Abstracts of Scientific Papers and Posters Presented at the Annual Meeting of the Association of Academic Physiatrists
MYASTHENIA GRAVIS: A RARE PRESENTATION AFTER BOTOX INJECTION
Botulinum toxin injections have been used for many years to successfully treat many neuromuscular disorders including focal dystonias, spasticity, and Meige's syndrome. Botulinum toxin acts by blocking the release of acetylcholine in the neuromuscular junction and interrupting the normal excitation of the muscle by acetylcholine. Myasthenia gravis is an autoimmune disorder in which neuromuscular blockage caused by receptor antibodies also results in the interruption of the usual effect of acetylcholine on muscle. We present the case of an 80-yr-old woman with Meige's syndrome who had no past medical history of myasthenia gravis. She had been treated successfully with 13 botulinum toxin injections to improve her symptoms of blepharospasm and dysarthria during an 11-yr period. After her 14th injection, she developed ptosis, diplopia, chewing difficulty, dysphagia, and neck muscle weakness. An edrophonium test was positive. High titers of acetylcholine receptor binding antibody were recorded. Acetylcholine receptor modulating antibody was positive, with a result of 100% loss function of acetylcholine receptors.
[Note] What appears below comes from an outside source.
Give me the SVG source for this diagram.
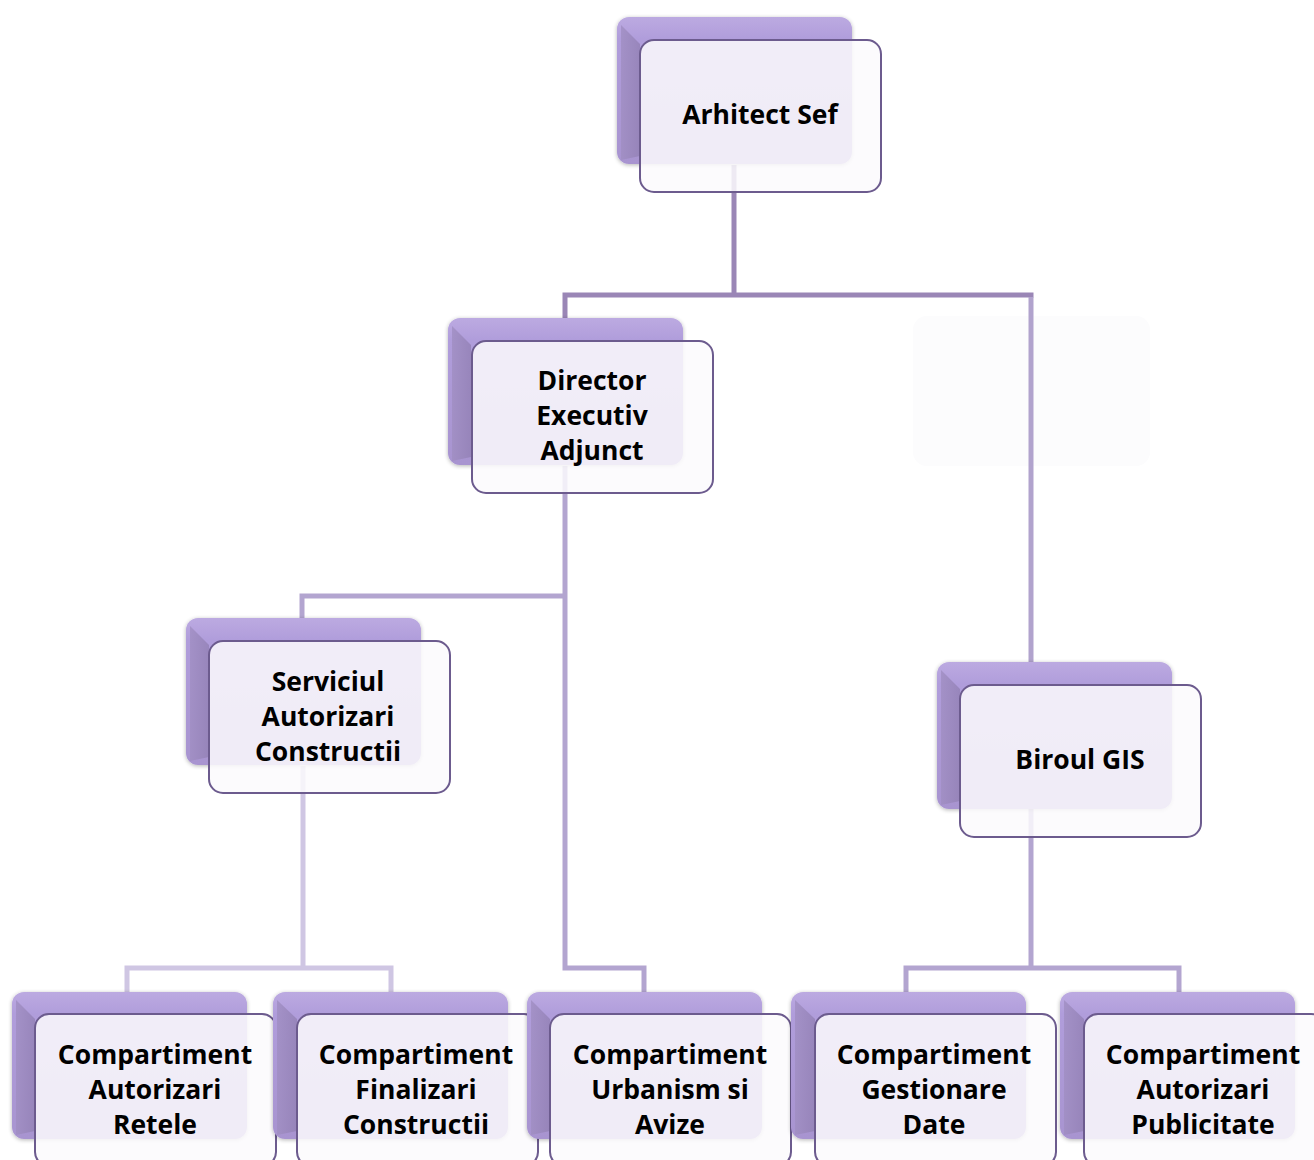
<svg xmlns="http://www.w3.org/2000/svg" width="1314" height="1160" viewBox="0 0 1314 1160">
<style>
.back{fill:url(#gBack);filter:url(#sh)}
.bevel{fill:url(#gBevel)}
.front{fill:#fbfafd;fill-opacity:0.86;stroke:#6c5b8e;stroke-width:2}
.lbl{font-family:"Open Sans","Liberation Sans",sans-serif;font-weight:700;font-size:26.5px;fill:#000;text-anchor:middle}
.c1{fill:none;stroke:#9a86b6;stroke-width:5}
.c1b{fill:none;stroke:#b1a3cd;stroke-width:5}
.c2{fill:none;stroke:#b3a5d0;stroke-width:5}
.c3{fill:none;stroke:#cfc6e3;stroke-width:5}
.ghost{fill:#fcfcfd}
</style>
<defs>
<linearGradient id="gBack" x1="0" y1="0" x2="0" y2="1">
<stop offset="0" stop-color="#bcaae1"/>
<stop offset="0.15" stop-color="#b09ddb"/>
<stop offset="1" stop-color="#a894d0"/>
</linearGradient>
<linearGradient id="gBevel" x1="0" y1="0" x2="1" y2="0">
<stop offset="0" stop-color="#a08ec2"/>
<stop offset="1" stop-color="#9280b4"/>
</linearGradient>
<filter id="sh" x="-10%" y="-10%" width="120%" height="120%">
<feGaussianBlur in="SourceAlpha" stdDeviation="2"/>
<feOffset dx="0" dy="1"/>
<feComponentTransfer><feFuncA type="linear" slope="0.3"/></feComponentTransfer>
<feMerge><feMergeNode/><feMergeNode in="SourceGraphic"/></feMerge>
</filter>
</defs>
<rect width="1314" height="1160" fill="#ffffff"/>
<rect class="ghost" x="913" y="316" width="237" height="150" rx="14"/>
<g id="connectors">
<path class="c1" d="M734 165 V295 M562.5 295 H1033.5 M565 295 V318"/>
<path class="c1b" d="M1031 297 V662"/>
<path class="c2" d="M565 466 V968 H644 V992 M565 596 H302 V618"/>
<path class="c3" d="M303 766 V968 M127 992 V968 H391 V992"/>
<path class="c2" d="M1031 809 V968 M906 992 V968 H1179 V992"/>
</g>
<g id="arhitect-sef">
<rect class="back" x="617" y="17" width="235" height="147" rx="12"/>
<path class="bevel" d="M621 25 L640 44 V156 L621 160 Z" opacity="0.8"/>
<rect class="front" x="640" y="40" width="241" height="152" rx="14"/>
<text class="lbl" x="760" y="124">Arhitect Sef</text>
</g>
<g id="director-executiv-adjunct">
<rect class="back" x="448" y="318" width="235" height="147" rx="12"/>
<path class="bevel" d="M452 326 L471 345 V457 L452 461 Z" opacity="0.8"/>
<rect class="front" x="472" y="341" width="241" height="152" rx="14"/>
<text class="lbl" x="592" y="390">Director</text>
<text class="lbl" x="592" y="425">Executiv</text>
<text class="lbl" x="592" y="460">Adjunct</text>
</g>
<g id="serviciul-autorizari-constructii">
<rect class="back" x="186" y="618" width="235" height="147" rx="12"/>
<path class="bevel" d="M190 626 L209 645 V757 L190 761 Z" opacity="0.8"/>
<rect class="front" x="209" y="641" width="241" height="152" rx="14"/>
<text class="lbl" x="328" y="691">Serviciul</text>
<text class="lbl" x="328" y="726">Autorizari</text>
<text class="lbl" x="328" y="761">Constructii</text>
</g>
<g id="biroul-gis">
<rect class="back" x="937" y="662" width="235" height="147" rx="12"/>
<path class="bevel" d="M941 670 L960 689 V801 L941 805 Z" opacity="0.8"/>
<rect class="front" x="960" y="685" width="241" height="152" rx="14"/>
<text class="lbl" x="1080" y="769">Biroul GIS</text>
</g>
<g id="compartiment-autorizari-retele">
<rect class="back" x="12" y="992" width="235" height="147" rx="12"/>
<path class="bevel" d="M16 1000 L35 1019 V1131 L16 1135 Z" opacity="0.8"/>
<rect class="front" x="35" y="1014" width="241" height="152" rx="14"/>
<text class="lbl" x="155" y="1064">Compartiment</text>
<text class="lbl" x="155" y="1099">Autorizari</text>
<text class="lbl" x="155" y="1134">Retele</text>
</g>
<g id="compartiment-finalizari-constructii">
<rect class="back" x="273" y="992" width="235" height="147" rx="12"/>
<path class="bevel" d="M277 1000 L297 1019 V1131 L277 1135 Z" opacity="0.8"/>
<rect class="front" x="297" y="1014" width="241" height="152" rx="14"/>
<text class="lbl" x="416" y="1064">Compartiment</text>
<text class="lbl" x="416" y="1099">Finalizari</text>
<text class="lbl" x="416" y="1134">Constructii</text>
</g>
<g id="compartiment-urbanism-si-avize">
<rect class="back" x="527" y="992" width="235" height="147" rx="12"/>
<path class="bevel" d="M531 1000 L550 1019 V1131 L531 1135 Z" opacity="0.8"/>
<rect class="front" x="550" y="1014" width="241" height="152" rx="14"/>
<text class="lbl" x="670" y="1064">Compartiment</text>
<text class="lbl" x="670" y="1099">Urbanism si</text>
<text class="lbl" x="670" y="1134">Avize</text>
</g>
<g id="compartiment-gestionare-date">
<rect class="back" x="791" y="992" width="235" height="147" rx="12"/>
<path class="bevel" d="M795 1000 L815 1019 V1131 L795 1135 Z" opacity="0.8"/>
<rect class="front" x="815" y="1014" width="241" height="152" rx="14"/>
<text class="lbl" x="934" y="1064">Compartiment</text>
<text class="lbl" x="934" y="1099">Gestionare</text>
<text class="lbl" x="934" y="1134">Date</text>
</g>
<g id="compartiment-autorizari-publicitate">
<rect class="back" x="1060" y="992" width="235" height="147" rx="12"/>
<path class="bevel" d="M1064 1000 L1084 1019 V1131 L1064 1135 Z" opacity="0.8"/>
<rect class="front" x="1084" y="1014" width="241" height="152" rx="14"/>
<text class="lbl" x="1203" y="1064">Compartiment</text>
<text class="lbl" x="1203" y="1099">Autorizari</text>
<text class="lbl" x="1203" y="1134">Publicitate</text>
</g>
</svg>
Electrophysiological studies revealed no decrement with repetitive nerve stimulation at 3 Hz, but single-fiber electromyography demonstrated increased jitter. The patient was treated for myasthenia gravis. We have found no other mention in the literature of a relationship between the use of botulinum toxin and the development of myasthenia gravis. We hypothesize that there is a relationship between the treatment modality and the emergence of the disorder because of their common effect on neuromuscular conduction. Clinicians need to be aware of this possible association and its risk to the patients.